A: Clear, prompt, and specific communication. If they answer emails or messages in a grounded way, match your questions, and set expectations around timing and scope, you are halfway there. Most other problems can be solved with feedback, but weak communication rarely improves.
Q: Should I pick an individual cleaner or a bigger company?
A: Both can be good. Individuals can feel more personal and flexible but may have limited backup if they are sick. Larger teams can offer more scheduling flexibility and coverage if someone is out, but you might see more rotation of people. Treat it like picking a small focused SaaS vs a bigger platform.
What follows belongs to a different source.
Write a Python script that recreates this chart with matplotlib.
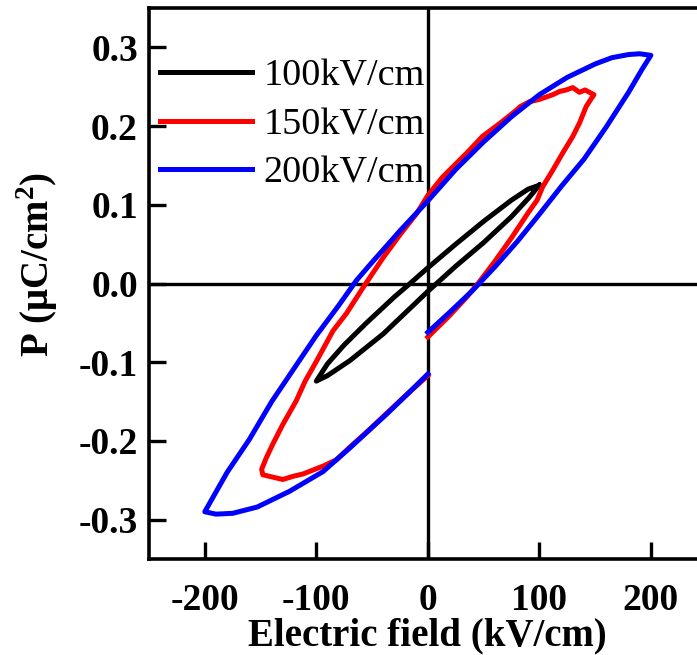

Decide what risk matters more to you: single point of failure, or variability in who shows up.
Q: How long should I give a new cleaner before deciding to keep them or move on?
A: For recurring work, two or three visits is usually enough. Use the first as a baseline, give concrete feedback, see if they adjust on the second. If the same problems remain by the third visit, it is fair to say the fit is not there. For one time move out jobs, your decision is based on the single visit and how the landlord reacts, so your prep and spec matter more.
Q: What if I am very picky and worry I will annoy them with details?
A: It is better to be honest about being detail oriented than to pretend you are relaxed and then feel resentful. Frame it kindly: “I tend to be particular about cleaning, so I will probably share a few detailed preferences. If that is not a good fit for you, I understand.” A professional service will either welcome the clarity or tell you they might not be ideal, which is useful information.
Q: Is hiring an apartment cleaner really worth it if I work in SaaS or development and sit all day anyway?
A: That depends on your energy, not just your schedule. If cleaning feels like a decent break that clears your head, you might keep more of it yourself. If it feels like one more task that drains what is left of your focus, outsourcing a chunk of it can be rational. The point is not luxury. It is choosing where your limited attention goes.